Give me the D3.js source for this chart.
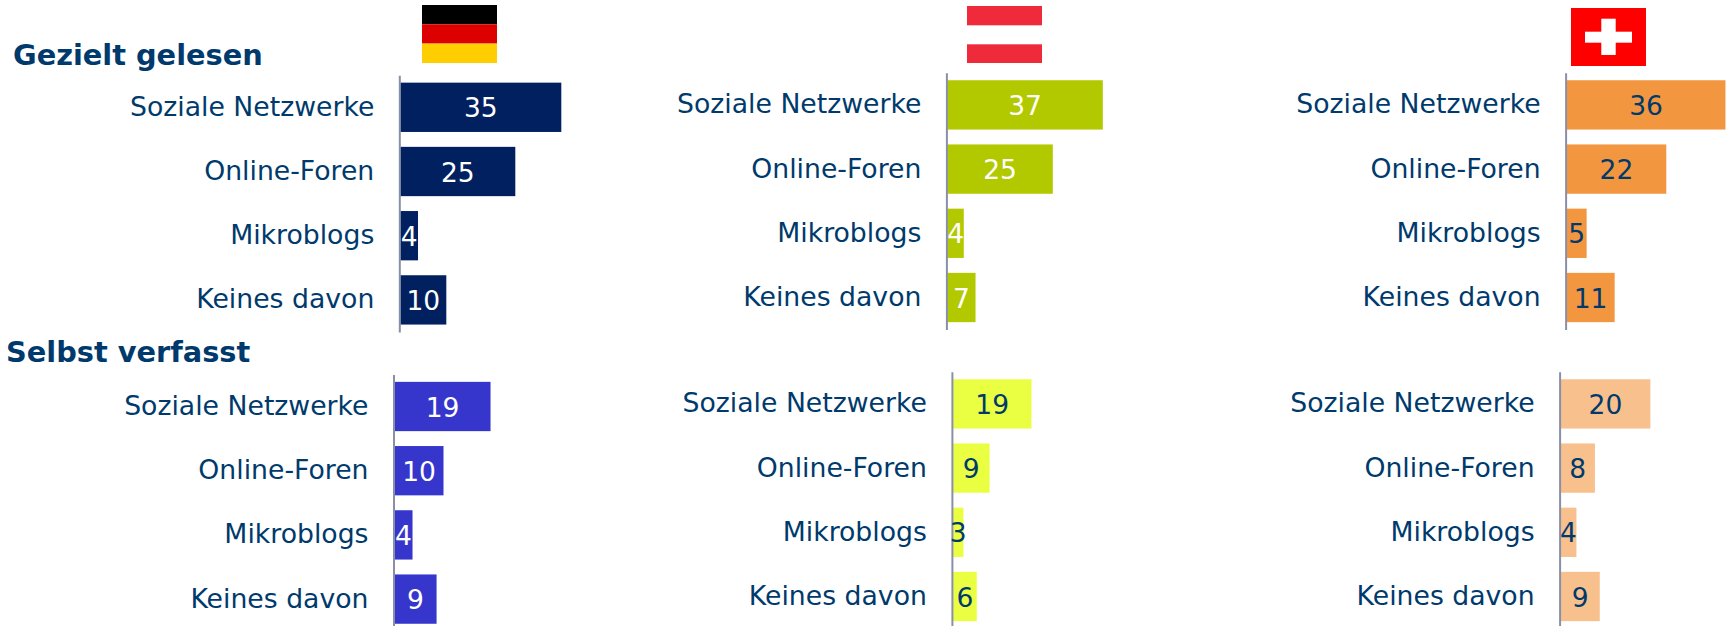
<!DOCTYPE html>
<html><head><meta charset="utf-8">
<script src="https://cdn.jsdelivr.net/npm/d3@7"></script>
<style>html,body{margin:0;background:#fff;overflow:hidden}svg{display:block}text{font-family:"DejaVu Sans",sans-serif}</style>
</head><body><svg id="c" width="1728" height="626"></svg>
<script>
const categories = ["Soziale Netzwerke","Online-Foren","Mikroblogs","Keines davon"];
const groupTitles = ["Gezielt gelesen","Selbst verfasst"];
const deRead = [35,25,3.85,10];
const deWrite = [19.4,9.9,3.64,8.5];
const atRead = [37,25.1,3.9,6.7];
const atWrite = [19.4,9.06,2.6,5.9];
const chRead = [35.7,22.4,4.5,10.8];
const chWrite = [20.4,7.8,3.6,8.9];

const layout = [
 {v:deRead, x:399.3, y:75.2, u:4.6, fill:"#00205f", txt:"#fff"},
 {v:deWrite, x:393.5, y:374.4, u:4.95, fill:"#3636cc", txt:"#fff"},
 {v:atRead, x:946.4, y:72.8, u:4.2, fill:"#b2c900", txt:"#fff"},
 {v:atWrite, x:951.9, y:371.8, u:4.05, fill:"#eaff42", txt:"#003a6c"},
 {v:chRead, x:1565.6, y:72.8, u:4.45, fill:"#f39640", txt:"#003a6c"},
 {v:chWrite, x:1559.6, y:371.8, u:4.4, fill:"#f8c08c", txt:"#003a6c"}
];
const svg = d3.select("#c"), ink = "#003a6c", step = 64.2;
layout.forEach(p=>{
  const g = svg.append("g").attr("transform",`translate(${p.x},0)`);
  const xs = d3.scaleLinear().domain([0,40]).range([1,1+40*p.u]);
  const ys = d3.scaleBand().domain(categories).range([p.y,p.y+4*step]).paddingInner(.232).paddingOuter(.116);
  g.selectAll("rect").data(p.v).join("rect")
    .attr("x",xs(0)).attr("y",(d,i)=>ys(categories[i])).attr("width",d=>xs(d)-xs(0)).attr("height",ys.bandwidth()).attr("fill",p.fill);
  const ax = g.append("g").call(d3.axisLeft(ys).tickSize(0).tickPadding(25));
  ax.select(".domain").attr("stroke","#8a8fa8").attr("stroke-width",2);
  ax.selectAll("text").attr("fill",ink).attr("font-size",26.7).style("font-family",'"DejaVu Sans",sans-serif').attr("dy","0.32em");
  g.selectAll("text.val").data(p.v).join("text").attr("class","val")
    .attr("x",d=>(xs(d)+xs(0))/2).attr("y",(d,i)=>ys(categories[i])+ys.bandwidth()/2).attr("dy","0.38em")
    .attr("text-anchor","middle").attr("font-size",26.5).attr("fill",p.txt).text(d=>d3.format(".0f")(d));
});
[[13,65],[6,362]].forEach((t,i)=>svg.append("text").attr("x",t[0]).attr("y",t[1]).attr("font-size",28.8).attr("font-weight","bold").attr("fill",ink).text(groupTitles[i]));
const R=(x,y,w,h,f)=>svg.append("rect").attr("x",x).attr("y",y).attr("width",w).attr("height",h).attr("fill",f);
R(422,5,75,19.3,"#000");R(422,24.3,75,19.3,"#dd0000");R(422,43.6,75,19.4,"#ffce00");
R(967,6,75,19.3,"#ef2b3b");R(967,44.3,75,18.7,"#ef2b3b");
R(1571,8,75,58,"#ff0000");R(1585,31.7,47,11,"#fff");R(1601.3,18.7,14.4,36.3,"#fff");
</script></body></html>
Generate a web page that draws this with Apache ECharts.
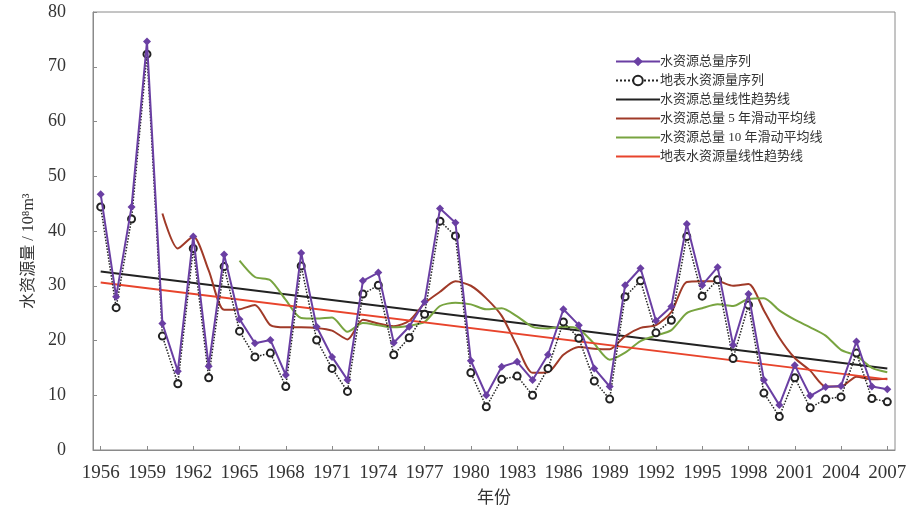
<!DOCTYPE html>
<html>
<head>
<meta charset="utf-8">
<script src="https://cdn.jsdelivr.net/npm/echarts@6/dist/echarts.min.js"></script>
<style>
html,body{margin:0;padding:0;background:#fff;}
#chart{width:914px;height:515px;}
</style>
</head>
<body>
<div id="chart"></div>
<script>
var years = [];
for (var y = 1956; y <= 2007; y++) years.push(String(y));

var seriesNames = ['水资源总量序列','地表水资源量序列','水资源总量线性趋势线','水资源总量 5 年滑动平均线','水资源总量 10 年滑动平均线','地表水资源量线性趋势线'];

var totalWater = [46.7,28.0,44.4,74.6,23.1,14.4,39.0,15.3,35.7,23.9,19.5,20.1,13.7,36.0,22.5,17.0,12.8,30.9,32.4,19.6,22.5,27.1,44.1,41.5,16.3,10.0,15.2,16.1,12.8,17.4,25.7,22.8,14.9,11.6,30.1,33.2,23.6,26.2,41.3,30.1,33.4,19.2,28.5,12.8,8.2,15.5,9.9,11.5,11.7,19.8,11.6,11.1];

var surfaceWater = [44.4,26.0,42.2,72.3,20.8,12.1,36.8,13.2,33.5,21.7,17.0,17.7,11.6,33.6,20.1,14.9,10.7,28.5,30.1,17.4,20.5,24.8,41.8,39.1,14.1,7.9,12.9,13.5,10.0,14.9,23.4,20.4,12.6,9.3,28.0,30.9,21.4,23.7,39.0,28.1,31.1,16.7,26.5,10.4,6.1,13.2,7.7,9.3,9.7,17.7,9.4,8.8];

var ma5 = [null,null,null,null,43.2,36.8,39.0,32.8,25.6,25.7,26.5,22.8,22.4,22.4,22.3,21.8,20.2,23.8,23.1,22.6,23.6,26.8,28.9,30.8,30.0,27.7,24.5,19.0,14.1,14.2,17.4,18.8,18.5,18.4,20.8,22.3,22.8,25.2,30.7,30.8,30.8,30.0,30.3,25.5,20.5,16.8,14.5,11.6,11.6,13.4,12.9,13.0];

var ma10 = [null,null,null,null,null,null,null,null,null,34.6,31.6,31.0,27.4,24.1,24.0,24.2,21.6,23.2,22.8,22.4,22.7,23.4,26.3,26.9,26.6,25.7,25.9,24.4,22.5,22.2,22.5,22.1,19.4,16.5,17.8,19.9,20.9,21.9,25.0,25.9,26.6,26.3,27.6,27.7,25.5,23.8,22.4,20.9,18.3,17.2,15.0,14.2];

// linear trend lines: values at first and last year
var totalTrendEnds = [32.6, 14.9];
var surfaceTrendEnds = [30.6, 12.9];

function endsToSeries(ends) {
  var arr = years.map(function(){ return null; });
  arr[0] = ends[0];
  arr[arr.length-1] = ends[1];
  return arr;
}

var serif = '"Liberation Serif","Times New Roman","Noto Sans CJK SC",serif';
var chart = echarts.init(document.getElementById('chart'));
chart.setOption({
  backgroundColor: '#ffffff',
  animation: false,
  grid: {left: 93, right: 19, top: 12, bottom: 65, show: true, borderColor: '#8a8a8a', borderWidth: 1, backgroundColor: '#fff'},
  legend: {
    orient: 'vertical', left: 610, top: 50,
    itemWidth: 44, itemHeight: 12, itemGap: 6,
    data: [
      {name: seriesNames[0]},
      {name: seriesNames[1], itemStyle: {color: '#222'}},
      {name: seriesNames[2], itemStyle: {opacity: 0}},
      {name: seriesNames[3], itemStyle: {opacity: 0}},
      {name: seriesNames[4], itemStyle: {opacity: 0}},
      {name: seriesNames[5], itemStyle: {opacity: 0}}
    ],
    textStyle: {fontFamily: serif, fontSize: 13, color: '#333', padding: [0,0,0,-5]}
  },
  xAxis: {
    type: 'category', data: years, boundaryGap: true,
    name: '年份', nameLocation: 'middle', nameGap: 40,
    nameTextStyle: {fontFamily: serif, fontSize: 17, color: '#333'},
    axisLine: {lineStyle: {color: '#8a8a8a'}},
    axisTick: {show: true, inside: true, length: 4, interval: 2, alignWithLabel: true, lineStyle: {color: '#8a8a8a'}},
    axisLabel: {interval: 2, margin: 14, fontFamily: serif, fontSize: 19, color: '#333'},
    splitLine: {show: false}
  },
  yAxis: {
    type: 'value', min: 0, max: 80, interval: 10,
    name: '水资源量 / 10⁸m³', nameLocation: 'middle', nameGap: 56, nameRotate: 90,
    nameTextStyle: {fontFamily: serif, fontSize: 16, color: '#333', padding: [0,0,0,-40]},
    axisLine: {show: true, lineStyle: {color: '#8a8a8a'}},
    axisTick: {show: true, inside: true, length: 4, lineStyle: {color: '#8a8a8a'}},
    axisLabel: {margin: 27, fontFamily: serif, fontSize: 18, color: '#333'},
    splitLine: {show: false}
  },
  series: [
    {name: seriesNames[0], type: 'line', data: totalWater, z: 5,
     symbol: 'diamond', symbolSize: 8,
     lineStyle: {color: '#6a3fa3', width: 2}, itemStyle: {color: '#6a3fa3'}},
    {name: seriesNames[1], type: 'line', data: surfaceWater, z: 4,
     symbol: 'emptyCircle', symbolSize: 7,
     lineStyle: {color: '#222', width: 1.5, type: 'dotted'},
     itemStyle: {color: '#222', borderColor: '#222', borderWidth: 2.5}},
    {name: seriesNames[2], type: 'line', data: endsToSeries(totalTrendEnds), connectNulls: true, z: 3,
     symbol: 'none', lineStyle: {color: '#222', width: 2}, itemStyle: {color: '#222'}},
    {name: seriesNames[3], type: 'line', data: ma5, z: 3, smooth: 0.25,
     symbol: 'none', lineStyle: {color: '#a03a28', width: 2}, itemStyle: {color: '#a03a28'}},
    {name: seriesNames[4], type: 'line', data: ma10, z: 3, smooth: 0.25,
     symbol: 'none', lineStyle: {color: '#78a440', width: 2}, itemStyle: {color: '#78a440'}},
    {name: seriesNames[5], type: 'line', data: endsToSeries(surfaceTrendEnds), connectNulls: true, z: 3,
     symbol: 'none', lineStyle: {color: '#e8442c', width: 2}, itemStyle: {color: '#e8442c'}}
  ]
});
</script>
</body>
</html>
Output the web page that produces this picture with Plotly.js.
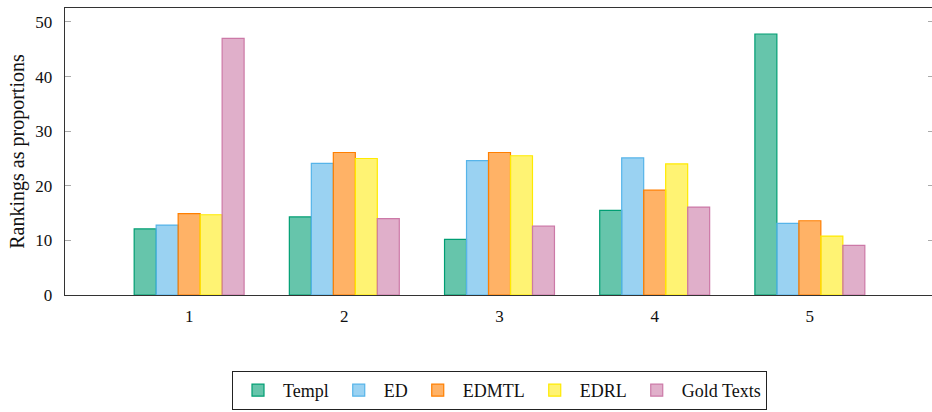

TASK DIRECTIONS
Report every line in the data above in which the word "that" appears.

RESULT FOR THIS EXERCISE
Generate a web page that draws this with Apache ECharts.
Output the web page that produces this picture with Plotly.js.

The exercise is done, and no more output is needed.